We will distribute the framework as a standalone simulator. The contestant will add his/her prefetching code to the file prefetcher.c, by modifying the functions l2_prefetcher_initialize() and l2_prefetcher_operate(), and adding any additional helper functions to that file. Within the l2_prefetcher_operate() function, contestants will add calls to l2_prefetch_line(), which actually performs the prefetch of a single cache line. Contestants will have access to the following information to help them make prefetching decisions:

  • The address of the current L2 read request.
  • The address of the instruction that generated the current L2 read request (called the Instruction Pointer, or IP).
  • Whether or not the current L2 read request was a hit or a miss in the L2.
  • The current occupancy of the L2 read queue (how many requests are waiting to lookup the L2).
  • The current occupancy of the L2 MSHRs (how many requests are currently outstanding to the L3).

In addition to this information, the contestant is provided with 32 KBytes (256 Kbits) of storage to implement state machines to manage the prefetching algorithm. The contestant will not be penalized for the complexity of the algorithm logic. The 32 Kbyte storage can be allocated as the contestant sees fit.

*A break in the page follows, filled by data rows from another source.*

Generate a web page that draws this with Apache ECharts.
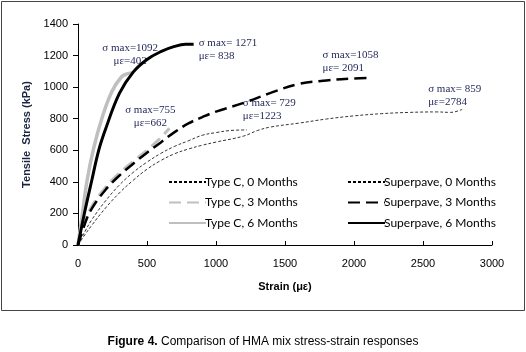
<!DOCTYPE html>
<html>
<head>
<meta charset="utf-8">
<script src="https://cdn.jsdelivr.net/npm/echarts@6/dist/echarts.min.js"></script>
<style>
  html, body { margin: 0; padding: 0; background: #fff; }
  #chart { width: 526px; height: 352px; }
</style>
</head>
<body>
<div id="chart"></div>
<script>
// strain (με) / stress (kPa)
const typeC0Strain = [0, 50, 100, 200, 300, 400, 500, 600, 700, 800, 900, 1000, 1100, 1223];
const typeC0Stress = [0, 85, 160, 280, 380, 460, 525, 580, 625, 660, 695, 712, 725, 729];
const typeC3Strain = [0, 50, 100, 200, 300, 400, 500, 600, 662];
const typeC3Stress = [0, 150, 245, 365, 455, 530, 600, 680, 740];
const typeC6Strain = [0, 31, 66, 114, 174, 245, 316, 360, 400];
const typeC6Stress = [0, 190, 410, 615, 805, 971, 1066, 1085, 1092];
const sp0Strain = [0, 50, 100, 200, 300, 400, 500, 600, 700, 800, 900, 1000, 1200, 1300, 1400, 1600, 1800, 2000, 2200, 2400, 2600, 2700, 2784];
const sp0Stress = [0, 65, 125, 235, 330, 410, 480, 535, 578, 608, 632, 652, 690, 725, 748, 772, 798, 818, 832, 840, 843, 840, 859];
const sp3Strain = [0, 50, 100, 200, 300, 400, 500, 600, 700, 800, 900, 1000, 1200, 1400, 1600, 1800, 2000, 2091];
const sp3Stress = [0, 135, 230, 350, 440, 515, 585, 650, 715, 770, 810, 845, 900, 965, 1020, 1042, 1055, 1058];
const sp6Strain = [0, 50, 100, 150, 200, 300, 400, 500, 600, 700, 780, 838];
const sp6Stress = [0, 215, 410, 600, 735, 960, 1095, 1175, 1225, 1258, 1271, 1271];

const seriesNames = ['Type C, 0 Months', 'Type C, 3 Months', 'Type C, 6 Months',
                     'Superpave, 0 Months', 'Superpave, 3 Months', 'Superpave, 6 Months'];
const notes = ['σ max= 729\nμε=1223', 'σ max=755\nμε=662', 'σ max=1092\nμε=402',
               'σ max= 859\nμε=2784', 'σ max=1058\nμε= 2091', 'σ max= 1271\nμε= 838'];
const xTicks = [0, 3000, 500];
const yTicks = [0, 1400, 200];

const chart = echarts.init(document.getElementById('chart'));

function pairs(xs, ys) {
  return xs.map((x, i) => [x, ys[i]]);
}

// 每条曲线的样式 + 注释位置
function makeSeries(i, xs, ys, color, width, dash, noteAlign, noteOffset) {
  const last = [xs[xs.length - 1], ys[ys.length - 1]];
  return {
    name: seriesNames[i],
    type: 'line',
    data: pairs(xs, ys),
    showSymbol: false,
    symbol: 'none',
    smooth: 0.4,
    z: 2 + i,
    lineStyle: { color: color, width: width, type: dash },
    itemStyle: { color: color },
    markPoint: {
      symbol: 'circle',
      symbolSize: 0,
      silent: true,
      data: [{ coord: last }],
      label: {
        show: true,
        position: 'inside',
        formatter: notes[i],
        align: noteAlign,
        verticalAlign: 'middle',
        offset: noteOffset,
        fontFamily: 'Liberation Serif',
        fontSize: 11,
        lineHeight: 13,
        color: '#262a5c'
      }
    }
  };
}

const legendBase = {
  orient: 'vertical',
  top: 176,
  padding: 0,
  itemWidth: 37, itemHeight: 14, itemGap: 8.5,
  itemStyle: { opacity: 0 },
  textStyle: { fontFamily: 'Lato', fontSize: 12, color: '#000', padding: [0, 0, 0, -6] }
};

const grey = '#bfbfbf';
const option = {
  animation: false,
  grid: { left: 78, right: 34, top: 24, bottom: 107 },
  title: {
    left: 'center',
    top: 331,
    text: '{b|Figure 4.} Comparison of HMA mix stress-strain responses',
    textStyle: {
      fontFamily: 'Liberation Sans', fontSize: 12, fontWeight: 'normal', color: '#000',
      rich: { b: { fontFamily: 'Liberation Sans', fontSize: 12, fontWeight: 'bold', color: '#000' } }
    }
  },
  legend: [
    Object.assign({}, legendBase, { data: seriesNames.slice(0, 3), left: 168 }),
    Object.assign({}, legendBase, { data: seriesNames.slice(3), left: 347 })
  ],
  xAxis: {
    type: 'value',
    min: xTicks[0], max: xTicks[1], interval: xTicks[2],
    name: 'Strain (με)',
    nameLocation: 'middle',
    nameGap: 36,
    nameTextStyle: { fontFamily: 'Liberation Sans', fontSize: 11, fontWeight: 'bold', color: '#000' },
    splitLine: { show: false },
    axisLine: { lineStyle: { color: '#000', width: 1 } },
    axisTick: { inside: true, length: 4, lineStyle: { color: '#000' } },
    axisLabel: { margin: 13, formatter: v => String(v), fontFamily: 'Liberation Sans', fontSize: 11, color: '#000' }
  },
  yAxis: {
    type: 'value',
    min: yTicks[0], max: yTicks[1], interval: yTicks[2],
    name: 'Tensile  Stress (kPa)',
    nameLocation: 'middle',
    nameGap: 43,
    nameTextStyle: { fontFamily: 'Liberation Sans', fontSize: 11, fontWeight: 'bold', color: '#1b2440' },
    splitLine: { show: false },
    axisLine: { show: true, lineStyle: { color: '#000', width: 1 } },
    axisTick: { show: true, length: 5, lineStyle: { color: '#000' } },
    axisLabel: { margin: 10, formatter: v => String(v), fontFamily: 'Liberation Sans', fontSize: 11, color: '#000' }
  },
  series: [
    makeSeries(0, typeC0Strain, typeC0Stress, '#000', 0.8, [3, 2], 'left', [-4, -20]),
    makeSeries(1, typeC3Strain, typeC3Stress, grey, 3, [12, 6], 'center', [-19, -12]),
    makeSeries(2, typeC6Strain, typeC6Stress, grey, 3.5, 'solid', 'center', [-3, -18]),
    makeSeries(3, sp0Strain, sp0Stress, '#000', 0.8, [3, 2], 'left', [-34, -14]),
    makeSeries(4, sp3Strain, sp3Stress, '#000', 2.5, [12, 6], 'left', [-44, -16]),
    makeSeries(5, sp6Strain, sp6Stress, '#000', 3, 'solid', 'left', [5, 5])
  ],
  graphic: [
    {
      type: 'rect',
      shape: { x: 1.5, y: 1.5, width: 523, height: 309 },
      style: { fill: 'none', stroke: '#444', lineWidth: 1 },
      silent: true
    }
  ]
};

chart.setOption(option);
</script>
</body>
</html>
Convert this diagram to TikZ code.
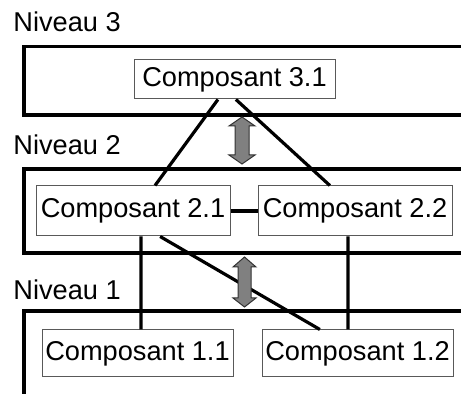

There is no built-in functionality to differentiate between hits to demand fetched and prefetched cache lines, however this functionality can be added using part of the prefetcher's hardware budget (NOTE: if you add this, or any other functionality, make sure all changes appear only in prefetcher.c). Also, prefetches can fail if either the L2 read queue is full, or if the prefetch address is in a different 4KB physical page than the current L2 read request. You can check for failed prefetches by checking the return value of l2_prefetch_line().